Parents at a Leeds primary have hit out over a Government policy that will to force it to leave council control and become an academy following a recent ‘inadequate’ Ofsted rating.
Leadership and early years provision were branded inadequate at Calverley Parkside following a December inspection.
As a result the Regional Schools Commissioner has issued an academy order, which will see the school taken over by a sponsor and converted.
However, parents believe the school, which received its Ofsted report last month, should be given more time to turn itself around and improve.
One parent, who does not wish to be named, said: “The school says it is bound by an academy order and has to facilitate it, even though they realise parents don’t want it and have been active in trying to stop it.
“How can this happen with just one inadequate report?”
The parent said there were fears over potential job cuts for staff, as well as the loss of the school’s identity and believed the issues outlined in the report could be easily addressed, adding: “It just feels unnecessary.”

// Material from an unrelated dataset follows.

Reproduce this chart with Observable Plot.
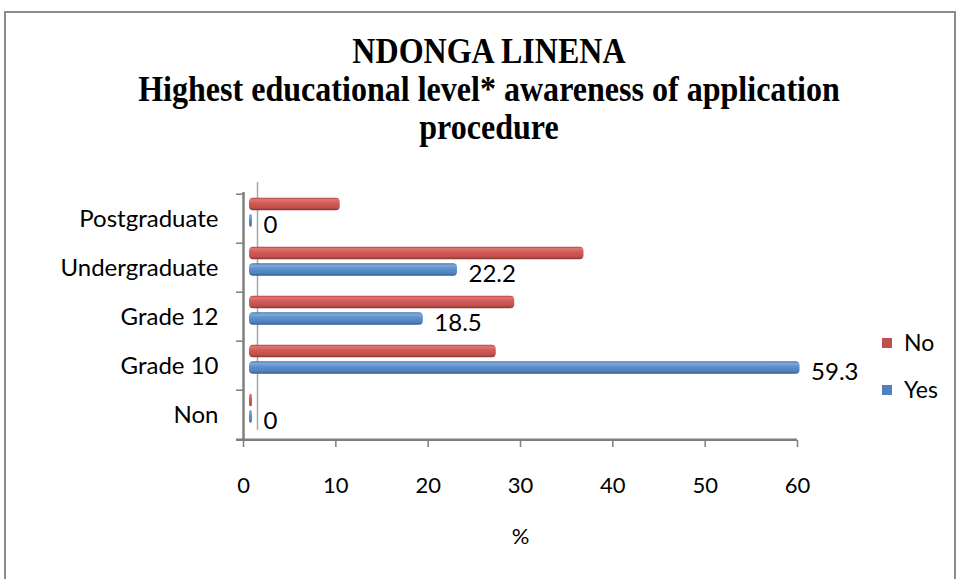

Kerry Wright, acting headteacher, said the school was grateful for the support of parents and the community.
She said: “Our aim is to work together in partnership so all stakeholders are completely focused upon working effectively to ensure rapid improvement.”
Andrew Eastwood, chief officer for learning improvement at Leeds City Council, said: “Following support from the council’s school improvement team, we are as disappointed as parents that Calverley Parkside had not managed to drive up their standards sufficiently to satisfy Ofsted.”
He said the academy order was a legally binding policy that the council had no option but to progress.